Learning About The Laureate Education IPO

Oct. 21, 2015 5:23 PM ET 

Nicholas Durante



Laureate Education has filed for an IPO with a $100 million placeholder.

They join the recent string of heavily leveraged private equity owned IPOs.

In an industry that has been beaten and bruised with no clear end in sight, how will Laureate Education’s IPO hold up?

Founded in 1999, Laureate Education (Pending:LAUR) is a for-profit higher education company operating in 28 countries with more than a million students. They are the largest degree-granting higher education institution with more than 200 physical campuses. With an impressive 93% of their students attending these campus-based institutions, Laureate Education draws more similarities to traditional higher education than their counterparts. The school’s programs also draw similarities to leading universities:


Source: Laureate Education S-1

Laureate Education has seen tremendous growth, however they are anticipating more future growth in emerging markets. Some of this they are hoping to achieve by way of increasing their online education programs attendance, which has become significantly more competitive as public and private colleges and universities have entered into this strategy in recent years. With ambition to continue international growth they face economic, cultural, and regulatory challenges. Laureate Education competes with other for-profit higher education institutions, such as Apollo Education Group (NASDAQ:APOL), Capella Education (NASDAQ:CPLA), DeVry Education Group (NYSE:DV), and Strayer Education (NASDAQ:STRA), as well as standard non-profit colleges and universities.

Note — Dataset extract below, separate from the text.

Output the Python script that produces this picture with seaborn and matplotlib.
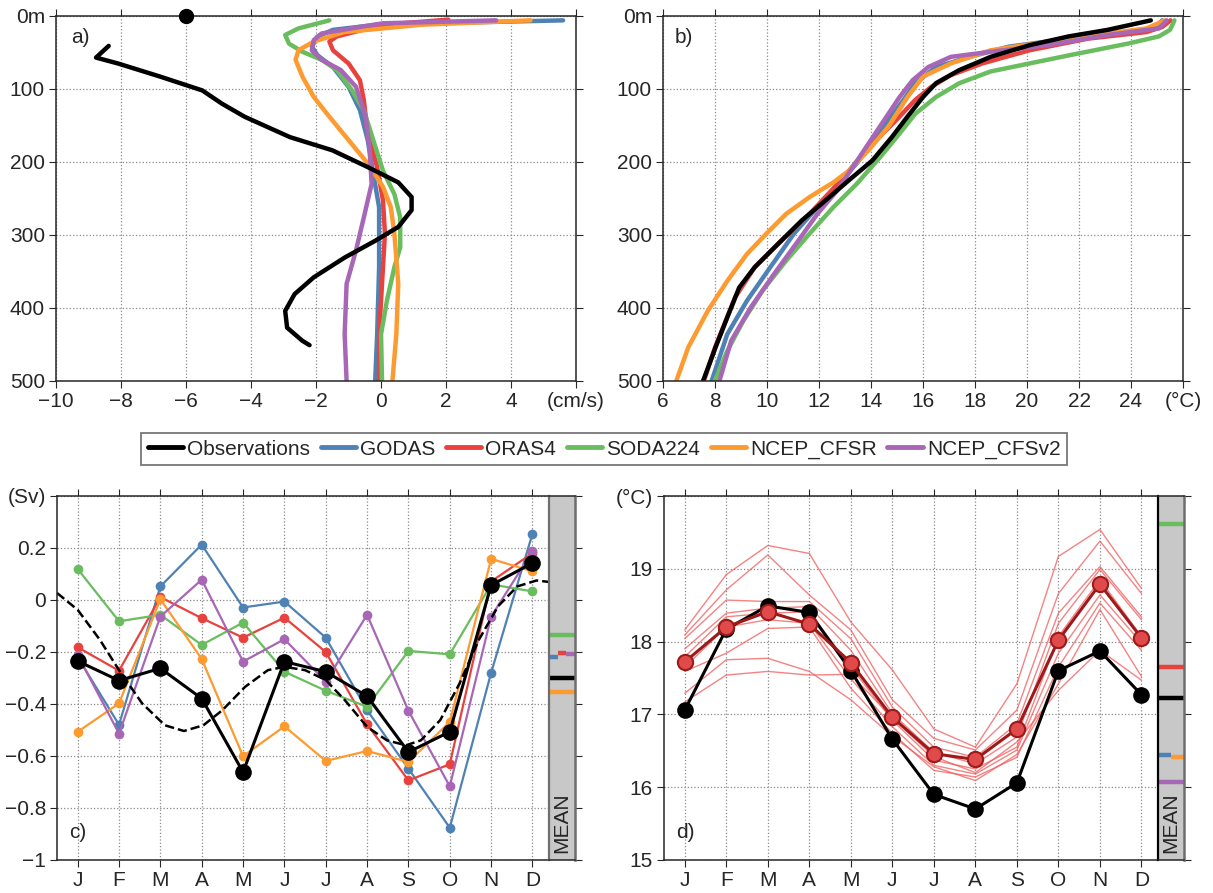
import numpy as np
import pandas as pd
import matplotlib
matplotlib.use('Agg')
import matplotlib.pyplot as plt
from matplotlib.lines import Line2D
import seaborn as sns

# ---- data ----
names = ['Observations', 'GODAS', 'ORAS4', 'SODA224', 'NCEP_CFSR', 'NCEP_CFSv2']
colors = ['black', '#4f82b4', '#e8423f', '#6abd5e', '#fd9a30', '#a866b6']

# a) velocity profiles (cm/s) vs depth (m)
obs_a_u = [-8.38, -8.77, -8.1, -6.8, -5.5, -4.9, -4.2, -2.8, -1.5, -0.41, 0.53, 0.94, 0.94, 0.53, -0.18, -1.12, -2.07, -2.66, -2.95, -2.89, -2.42, -2.2]
obs_a_z = [41, 57, 65, 83, 102, 120, 138, 166, 184, 207, 228, 248, 266, 289, 308, 331, 358, 381, 404, 427, 445, 451]
godas_a_u = [5.6, 3.6, 0.06, -1.48, -1.95, -2.13, -1.95, -1.48, -1.0, -0.65, -0.41, -0.24, -0.06, -0.06, -0.12, -0.18]
godas_a_z = [6, 8, 11, 19, 28, 42, 54, 70, 97, 129, 170, 216, 262, 344, 436, 500]
oras_a_u = [2.07, 0.06, -1.36, -1.59, -1.48, -1.0, -0.65, -0.53, -0.41, -0.12, 0.06, 0.12, 0.06, -0.06, -0.06]
oras_a_z = [5, 12, 28, 35, 47, 65, 88, 115, 161, 207, 253, 298, 344, 436, 500]
soda_a_u = [-1.59, -2.54, -2.95, -2.83, -2.42, -1.83, -1.36, -0.89, -0.53, -0.24, 0.06, 0.41, 0.59, 0.59, 0.41, 0.18, 0.0, 0.03]
soda_a_z = [6, 17, 26, 38, 49, 60, 74, 102, 129, 170, 212, 244, 276, 317, 344, 390, 436, 500]
cfsr_a_u = [4.6, 1.24, -1.12, -2.07, -2.54, -2.63, -2.42, -2.07, -1.59, -1.0, -0.41, 0.06, 0.30, 0.41, 0.53, 0.47, 0.35]
cfsr_a_z = [6, 12, 22, 35, 47, 60, 83, 111, 138, 170, 202, 234, 262, 298, 367, 436, 500]
cfsv2_a_u = [3.54, 0.06, -0.65, -1.83, -2.07, -2.13, -1.83, -1.24, -0.77, -0.47, -0.35, -0.29, -0.53, -0.77, -1.06, -1.12, -1.06]
cfsv2_a_z = [6, 10, 15, 24, 33, 47, 60, 74, 97, 138, 184, 230, 276, 321, 367, 436, 500]

# b) temperature profiles (degC) vs depth (m)
obs_b_t = [24.76, 23.1, 21.6, 20.1, 18.6, 17.4, 16.5, 16.0, 15.4, 14.8, 14.05, 13.15, 12.24, 11.34, 10.43, 9.53, 8.93, 8.47, 8.02, 7.54]
obs_b_z = [6, 19, 28, 40, 56, 74, 92, 111, 138, 166, 198, 225, 253, 280, 312, 344, 372, 413, 454, 500]
godas_b_t = [25.2, 24.9, 21.6, 19.3, 17.8, 16.5, 15.7, 15.25, 14.66, 14.05, 13.45, 12.85, 11.94, 11.04, 10.13, 9.23, 8.47, 7.87]
godas_b_z = [6, 17, 31, 42, 56, 70, 92, 115, 143, 170, 202, 225, 262, 298, 344, 390, 436, 500]
oras_b_t = [25.52, 25.2, 24.6, 22.35, 20.1, 18.28, 17.07, 16.32, 15.7, 14.96, 14.2, 13.6, 12.85, 11.64, 10.43, 9.53, 8.78, 8.0, 7.57]
oras_b_z = [6, 15, 22, 31, 47, 65, 81, 97, 115, 143, 170, 193, 225, 271, 312, 344, 385, 454, 500]
soda_b_t = [25.67, 25.5, 25.07, 23.86, 21.6, 20.1, 18.6, 17.4, 16.5, 15.7, 15.1, 14.36, 13.45, 12.55, 11.64, 10.74, 9.83, 9.08, 8.47, 7.99]
soda_b_z = [6, 19, 28, 38, 54, 65, 76, 92, 111, 134, 161, 193, 230, 262, 298, 335, 376, 418, 459, 500]
cfsr_b_t = [25.3, 24.6, 21.6, 18.6, 17.07, 16.0, 15.4, 14.66, 13.9, 13.15, 12.55, 11.64, 10.74, 9.98, 9.23, 8.47, 7.72, 6.97, 6.51]
cfsr_b_z = [6, 17, 31, 47, 65, 83, 111, 152, 184, 212, 228, 248, 271, 298, 326, 363, 404, 454, 500]
cfsv2_b_t = [25.37, 25.07, 23.1, 20.8, 18.6, 17.07, 16.2, 15.6, 15.1, 14.5, 13.9, 13.3, 12.7, 11.94, 11.2, 10.28, 9.38, 8.62, 8.17]
cfsv2_b_z = [6, 17, 26, 40, 49, 56, 70, 88, 111, 143, 175, 207, 239, 271, 308, 353, 399, 445, 500]

# c) monthly transport (Sv)
months = ['J', 'F', 'M', 'A', 'M', 'J', 'J', 'A', 'S', 'O', 'N', 'D']
obs_c = [-0.235, -0.31, -0.263, -0.379, -0.662, -0.237, -0.276, -0.37, -0.585, -0.507, 0.057, 0.142]
godas_c = [-0.22, -0.48, 0.052, 0.213, -0.029, -0.006, -0.145, -0.424, -0.649, -0.876, -0.28, 0.255]
oras_c = [-0.182, -0.272, 0.011, -0.07, -0.145, -0.068, -0.2, -0.478, -0.694, -0.632, 0.071, 0.18]
soda_c = [0.119, -0.082, -0.057, -0.173, -0.087, -0.276, -0.349, -0.411, -0.196, -0.209, 0.06, 0.033]
cfsr_c = [-0.507, -0.398, 0.003, -0.227, -0.601, -0.486, -0.619, -0.581, -0.623, -0.469, 0.158, 0.11]
cfsv2_c = [-0.212, -0.514, -0.064, 0.078, -0.237, -0.151, -0.314, -0.057, -0.426, -0.717, -0.064, 0.187]
dash_x = [0.5, 1.0, 1.54, 2.0, 2.56, 3.11, 3.57, 4.04, 4.5, 5.05, 5.6, 6.0, 6.5, 7.0, 7.46, 8.0, 8.48, 8.94, 9.3, 9.77, 10.24, 10.7, 11.17, 11.63, 12.1, 12.47]
dash_y = [0.027, -0.038, -0.154, -0.27, -0.398, -0.482, -0.504, -0.482, -0.424, -0.334, -0.27, -0.257, -0.27, -0.308, -0.385, -0.488, -0.54, -0.559, -0.54, -0.462, -0.32, -0.154, -0.024, 0.052, 0.075, 0.068]
mean_c = [-0.302, -0.218, -0.205, -0.134, -0.353, -0.208]

# d) monthly temperature (degC)
obs_d = [17.06, 18.17, 18.49, 18.40, 17.60, 16.66, 15.90, 15.70, 16.06, 17.60, 17.87, 17.27]
ens_mean_d = [17.72, 18.20, 18.41, 18.24, 17.71, 16.96, 16.46, 16.38, 16.80, 18.02, 18.79, 18.05]
members_d = [
    [18.16, 18.92, 19.32, 19.21, 18.27, 17.61, 16.80, 16.55, 17.42, 19.17, 19.54, 18.73],
    [18.09, 18.71, 19.19, 18.64, 18.16, 17.20, 16.67, 16.51, 17.06, 18.66, 19.38, 18.66],
    [18.04, 18.57, 18.55, 18.55, 18.04, 17.10, 16.55, 16.41, 16.87, 18.39, 19.03, 18.34],
    [17.90, 18.39, 18.46, 18.48, 17.88, 17.01, 16.48, 16.32, 16.69, 18.25, 18.99, 18.30],
    [17.79, 18.34, 18.39, 18.41, 17.65, 16.92, 16.37, 16.25, 16.55, 18.07, 18.85, 18.07],
    [17.65, 18.20, 18.30, 18.25, 17.49, 16.83, 16.30, 16.18, 16.51, 17.84, 18.64, 17.98],
    [17.59, 17.84, 18.18, 18.20, 17.36, 16.74, 16.23, 16.14, 16.41, 17.65, 18.53, 17.88],
    [17.29, 17.75, 17.77, 17.59, 17.20, 16.70, 16.28, 16.09, 16.45, 17.42, 18.44, 17.52],
    [17.17, 17.54, 17.59, 17.54, 17.55, 16.95, 16.42, 16.20, 16.62, 17.33, 17.88, 17.47],
]
mean_d = [17.23, 16.44, 17.65, 19.62, 16.42, 16.07]

# ---- style ----
sns.set_style('ticks')
plt.rcParams['font.family'] = ['Liberation Sans', 'DejaVu Sans']
plt.rcParams['font.size'] = 15
plt.rcParams['axes.linewidth'] = 1.1
pal = dict(zip(names, colors))
grid_kw = dict(ls=':', color='#8a8a8a', lw=0.9)

fig = plt.figure(figsize=(12.13, 8.93), dpi=100)
ax_a = fig.add_axes([0.0462, 0.5734, 0.4287, 0.4087])
ax_b = fig.add_axes([0.5466, 0.5734, 0.4287, 0.4087])
ax_c = fig.add_axes([0.0470, 0.0370, 0.4056, 0.4076])
ax_cm = fig.add_axes([0.4526, 0.0370, 0.0214, 0.4076])
ax_d = fig.add_axes([0.5474, 0.0370, 0.4073, 0.4076])
ax_dm = fig.add_axes([0.9547, 0.0370, 0.0214, 0.4076])


def profile_df(pairs):
    rows = []
    for name, (v, z) in zip(names, pairs):
        rows.append(pd.DataFrame({'src': name, 'val': v, 'depth': z}))
    return pd.concat(rows, ignore_index=True)


df_a = profile_df([(obs_a_u, obs_a_z), (godas_a_u, godas_a_z), (oras_a_u, oras_a_z),
                   (soda_a_u, soda_a_z), (cfsr_a_u, cfsr_a_z), (cfsv2_a_u, cfsv2_a_z)])
df_b = profile_df([(obs_b_t, obs_b_z), (godas_b_t, godas_b_z), (oras_b_t, oras_b_z),
                   (soda_b_t, soda_b_z), (cfsr_b_t, cfsr_b_z), (cfsv2_b_t, cfsv2_b_z)])

for ax, df in [(ax_a, df_a), (ax_b, df_b)]:
    # observations drawn last so they sit on top
    for name in names[1:] + names[:1]:
        sub = df[df.src == name]
        sns.lineplot(data=sub, x='val', y='depth', orient='y', sort=False, estimator=None,
                     color=pal[name], lw=3.2, ax=ax, legend=False)
    ax.set_ylim(500, 0)
    ax.set_yticks([0, 100, 200, 300, 400, 500], ['0m', '100', '200', '300', '400', '500'])
    ax.grid(True, **grid_kw)
    ax.set_xlabel('')
    ax.set_ylabel('')
    ax.tick_params(direction='out', length=5, top=True, right=True, labelsize=15, pad=3)

ax_a.plot([-6], [0], 'o', color='black', ms=10, clip_on=False, zorder=10)
ax_a.set_xlim(-10, 6)
ax_a.set_xticks(range(-10, 7, 2), ['\u221210', '\u22128', '\u22126', '\u22124', '\u22122', '0', '2', '4', '(cm/s)'])
ax_b.set_xlim(6, 26)
ax_b.set_xticks(range(6, 27, 2), [str(v) for v in range(6, 25, 2)] + ['(\u00b0C)'])
ax_a.text(0.046, 0.94, 'a)', transform=ax_a.transAxes, ha='center', va='center', fontsize=15)
ax_b.text(0.040, 0.94, 'b)', transform=ax_b.transAxes, ha='center', va='center', fontsize=15)

# c)
x_m = np.arange(1, 13)
series_c = [godas_c, oras_c, soda_c, cfsr_c, cfsv2_c]
for name, vals in zip(names[1:], series_c):
    sns.lineplot(x=x_m, y=vals, color=pal[name], lw=1.6, marker='o', ms=7, mew=0,
                 ax=ax_c, legend=False)
sns.lineplot(x=dash_x, y=dash_y, color='black', lw=1.8, ls='--', sort=False, estimator=None,
             ax=ax_c, legend=False)
sns.lineplot(x=x_m, y=obs_c, color='black', lw=2.2, marker='o', ms=12, mew=0, ax=ax_c, legend=False)
ax_c.set_ylim(-1, 0.4)
ax_c.set_yticks([-1, -0.8, -0.6, -0.4, -0.2, 0, 0.2, 0.4],
                ['\u22121', '\u22120.8', '\u22120.6', '\u22120.4', '\u22120.2', '0', '0.2', '(Sv)'])
ax_c.text(0.043, 0.075, 'c)', transform=ax_c.transAxes, ha='center', va='center', fontsize=15)

# d)
for mem in members_d:
    sns.lineplot(x=x_m, y=mem, color='#f05a5a', lw=1.0, alpha=0.75, ax=ax_d, legend=False)
sns.lineplot(x=x_m, y=obs_d, color='black', lw=2.2, marker='o', ms=12, mew=0, ax=ax_d, legend=False)
sns.lineplot(x=x_m, y=ens_mean_d, color='#9e1a1a', lw=2.2, marker='o', ms=11,
             mfc='#e04a4a', mec='#9e1a1a', mew=1.5, ax=ax_d, legend=False)
ax_d.set_ylim(15, 20)
ax_d.set_yticks([15, 16, 17, 18, 19, 20], ['15', '16', '17', '18', '19', '(\u00b0C)'])
ax_d.text(0.043, 0.075, 'd)', transform=ax_d.transAxes, ha='center', va='center', fontsize=15)

for ax in [ax_c, ax_d]:
    ax.set_xlim(0.5, 12.4)
    ax.set_xticks(x_m, months)
    ax.grid(True, **grid_kw)
    ax.spines['right'].set_visible(False)
    ax.tick_params(direction='out', length=5, top=True, labelsize=15, pad=3)

# MEAN side bars
spans_c = [(0, 1), (0, 0.33), (0.33, 0.67), (0, 1), (0, 1), (0.67, 1)]
spans_d = [(0, 1), (0, 0.5), (0, 1), (0, 1), (0.5, 1), (0, 1)]
for axm, axp, means, spans, edge in [(ax_cm, ax_c, mean_c, spans_c, '#6e6e6e'),
                                     (ax_dm, ax_d, mean_d, spans_d, 'black')]:
    axm.set_facecolor('#c8c8c8')
    axm.set_xlim(0, 1)
    axm.set_ylim(axp.get_ylim())
    axm.set_xticks([])
    axm.set_yticks(axp.get_yticks())
    axm.yaxis.tick_right()
    axm.tick_params(axis='y', direction='out', length=5, labelright=False)
    axm.spines['left'].set_color(edge)
    axm.spines['left'].set_linewidth(1.6)
    axm.spines['right'].set_color('#6e6e6e')
    axm.spines['right'].set_linewidth(1.8)
    for k in [1, 2, 5, 4, 3, 0]:
        lo, hi = spans[k]
        axm.hlines(means[k], lo, hi, color=colors[k], lw=3.2)
    axm.text(0.5, 0.02, 'MEAN', rotation=90, ha='center', va='bottom',
             transform=axm.transAxes, fontsize=15)

handles = [Line2D([0], [0], color=c, lw=3.5) for c in colors]
leg = fig.legend(handles, names, loc='center', bbox_to_anchor=(0.498, 0.497), ncol=6,
                 frameon=True, fancybox=False, edgecolor='#555555', fontsize=15,
                 handlelength=1.7, handletextpad=0.2, columnspacing=0.5,
                 borderpad=0.3, borderaxespad=0.2)
leg.get_frame().set_linewidth(1.3)

fig.savefig('out.png', dpi=100)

Here are 4 things to consider when evaluating this IPO:

2015 has been a horrific year for for-profit education companies. As you can see from the chart below, for-profit education companies have been falling at an alarming rate for 2015. With so many people getting burned, Laureate Education has a wounded investor base they need to motivate. The industry has faced a negative 3 year growth rate in revenue and net income. With enrollment falling people are concerned about how much more the market will decrease in the future.


Source: YCharts.com

Their story is like every other disappointing IPO – PE owned with huge debt.The company was taken private in 2007 by KKR (NYSE:KKR) and Citigroup Private Equity for $3.8 billion. During that time they experienced massive growth acquiring about 50 institutions. But of course, debt also grew from $1.1 billion to $4.7 billion. The interest expense from this massive burden of debt is preventing the company from producing any positive net income. Even with a favorable IPO there will still likely be a substantial amount of debt remaining on their books.

They’re a public-benefit company. It may not sound like a big deal, but they need to be on the good side of the government. They have an added responsibility to protect their stakeholders. The federal government has already starting cracking down on for-profit colleges. Their marketing tactics of over-promising better wages and opportunities have come under scrutiny. With the Department of Education claiming that 90% of for-profit colleges’ revenues come from the federal government, Laureate Education’s ability to manage both shareholder and stakeholder value is of the utmost importance.

They’ll try to fetch a $5 billion valuation. Although the company is not making money right now, their revenue growth is huge, especially comparing it to the education and training services industry which has a negative 3 year revenue growth average. At a $5 billion valuation they’ll trade at a price/sales of 1.1 and price/book of 0.9 – both below the industry averages.


For-profit education is not currently stable and I cannot tell you when it will stabilize. The idea of for-profit education is not new, however it has evolved into something that perhaps it shouldn’t have. Most for-profits were niche and didn’t award typical college degrees, however in more recent times they have evolved into what are thought of as more standard colleges. This evolution saw growth and success, but now it may be seeing its demise. The easy and convenient “online schooling” is no longer anything unique as better non-profit colleges have replicated the idea with success. Competition, regulation, and poor industry outlook is enough to make me walk away from the Laureate Education IPO.